Cinayet günü sabah saatlerinde Zirve Yayınevi’ne olaydan önce bir kez gittiklerini, kapı açılmaması üzerine ayrıldıklarını anlatan Gürler, “Oradan Emre Günaydın’ın babasına ait spor salonuna gittik. Emre Günaydın bizlere hitaben emreder bir ifade ile ‘Namaz kılın’ dedi. Ne namazı kılacağımızı sorduğumuzda ‘Şükür namazı’ dedi. Cuma namazı bile kılmayan Emre Günaydın’ın bizlerden namaz kılmamızı istemesine bayağı bir şaşırmıştım. Emre'nin babasına ait spor salonuna gittiğimizde Emre bize küçük kağıtlara küçük notlar yazmamızı istedi. ‘Eğer orada başımıza bir şey gelirse sevdiklerimize bir hatıra kalsın. Ondan dolayı yazıyoruz’ dedi. Ben de anneme bir şeyler yazdım. Sonra oradayken hepimiz nescafe içtik ve Zirve Yayınevi’ne doğru yola çıktık. Yolda giderken arabada bulunan herkesin lavabo ihtiyacı geldi. Ben herkesin aynı anda lavabo ihtiyacının gelmesine çok şaşırdım. Emre Günaydın bizlere neskafe içerisinde bir şeyler içerdiğinden şüphelendim. Ama olaydan sonra gelen kan raporlarından her hangi bir şey çıkmamıştı. Bu olayı anlatmamdaki neden Adlı Tıp Raporlarına güvenmediğim içindir. Emre Günaydın’ın arkasındaki gücü bilmiyorum" ifadesini kullandı.
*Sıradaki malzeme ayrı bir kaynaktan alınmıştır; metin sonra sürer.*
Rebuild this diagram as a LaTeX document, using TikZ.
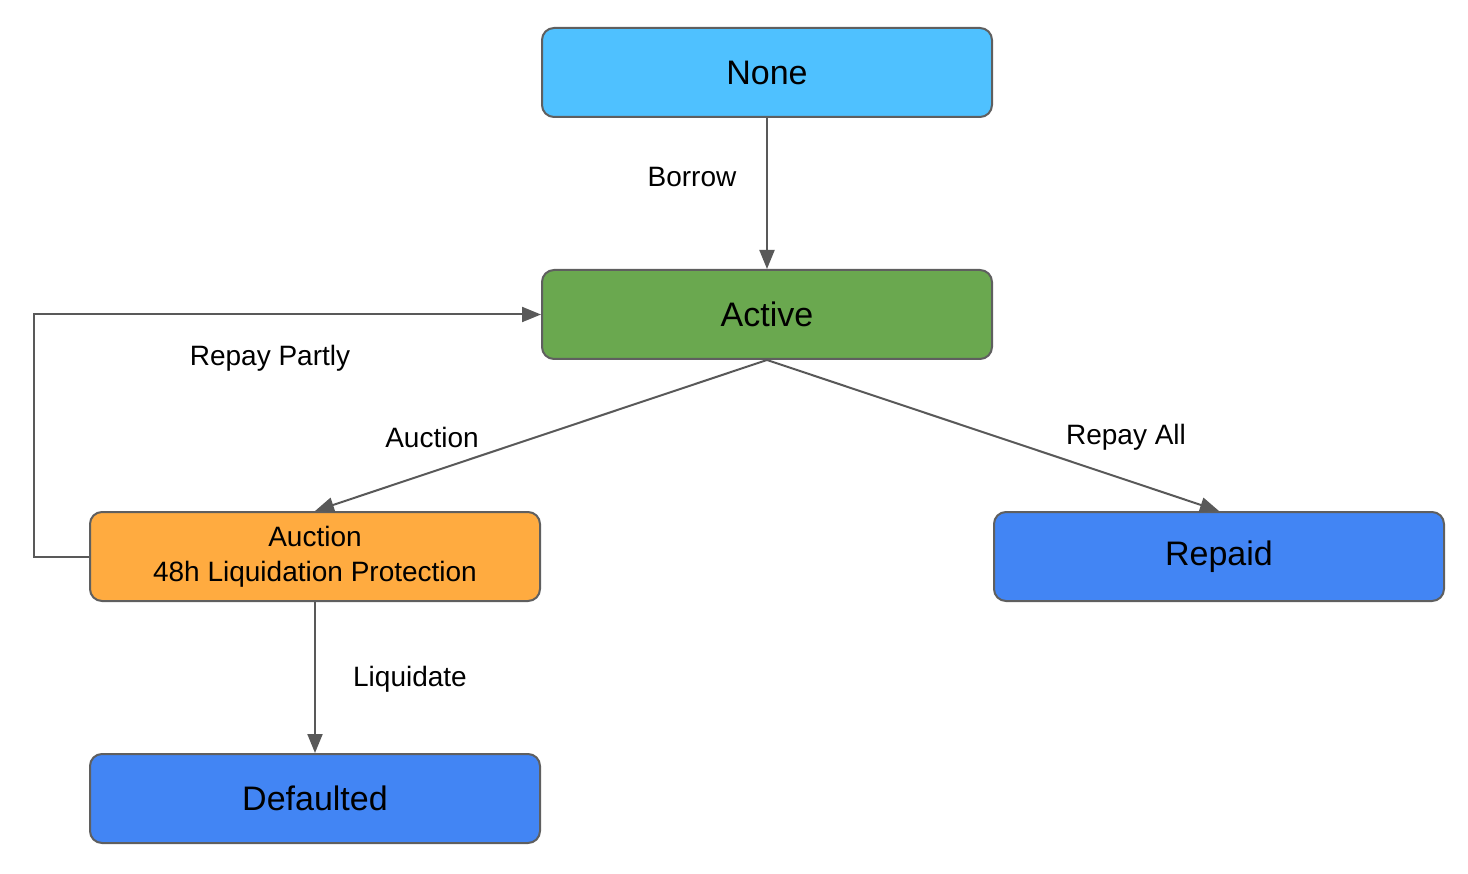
\documentclass[tikz,border=0pt]{standalone}
\usepackage{fontspec}
\setmainfont{Liberation Sans}
\usetikzlibrary{arrows.meta}
\definecolor{cnone}{HTML}{4FC1FF}
\definecolor{cactive}{HTML}{6AA84F}
\definecolor{cauction}{HTML}{FFAB40}
\definecolor{cblue}{HTML}{4285F4}
\definecolor{cborder}{HTML}{5F5F5F}
\definecolor{cline}{HTML}{595959}
\begin{document}
\begin{tikzpicture}[x=1pt,y=-1pt,
  state/.style={draw=cborder,line width=2pt,rounded corners=12pt,minimum width=450pt,minimum height=89pt,inner sep=0pt,align=center,text=black},
  big/.style={font=\fontsize{34}{40}\selectfont},
  small/.style={font=\fontsize{28}{35}\selectfont},
  lbl/.style={font=\fontsize{28}{34}\selectfont,inner sep=0pt,text=black},
  conn/.style={draw=cline,line width=2pt,-{Triangle[length=19pt,width=15pt]}}]
\useasboundingbox (0,0) rectangle (1468,874);
\node[state,big,fill=cnone] (none) at (767,72.5) {None};
\node[state,big,fill=cactive] (act) at (767,314.5) {Active};
\node[state,small,fill=cauction] (auc) at (315,556.5) {Auction\\48h Liquidation Protection};
\node[state,big,fill=cblue] (rep) at (1219,556.5) {Repaid};
\node[state,big,fill=cblue] (def) at (315,798.5) {Defaulted};
\coordinate (loop) at (34,556.5);
\draw[conn] (none.south) -- (act.north);
\draw[conn] (act.south) -- (auc.north);
\draw[conn] (act.south) -- (rep.north);
\draw[conn] (auc.west) -- (loop) |- (act.west);
\draw[conn] (auc.south) -- (def.north);
\node[lbl] (lborrow) at (692,177) {Borrow};
\node[lbl] (lauction) at (432,437) {Auction};
\node[lbl] (lrepayall) at (1126,437) {Repay All};
\node[lbl] (lrepaypartly) at (270,358) {Repay Partly};
\node[lbl] (lliquidate) at (410,679) {Liquidate};
\end{tikzpicture}
\end{document}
'KOZMİK ODA BELGELERİ GÖNDERİLMİYOR'

Mağdur avukatlarından Erdal Doğan ise dava kapsamındaki TUSHAD iddialarına ilişkin Ankara Cumhuriyet Savcılığı’ndan Kozmik Oda Soruşturması’nda Zirve Yayınevi cinayetleriyle ilgili ısrarla belge talebinde bulunmalarına karşın olumsuz cevap aldıklarını ifade etti. Doğan, “Bazı kurumlarda özellikle Ankara’daki Kozmik Oda soruşturmasını yürüten savcılardan mahkeme tarafından istenmesine rağmen örgütle ilgili bazı bilgi ve dokümanlar önce soruşturmanın selameti bahane edilerek ardından da gizlilik kararı kalkmasına rağmen bu sefer de soruşturmanın tamamlanmadığı gerekçesiyle savcılık tarafından mahkemeye verilmekten kaçınılmıştır. Savcılığın böyle bir tutum içerisine girerek talep edilen bilgileri mahkemeye göndermemesi usulen yanlıştır” dedi.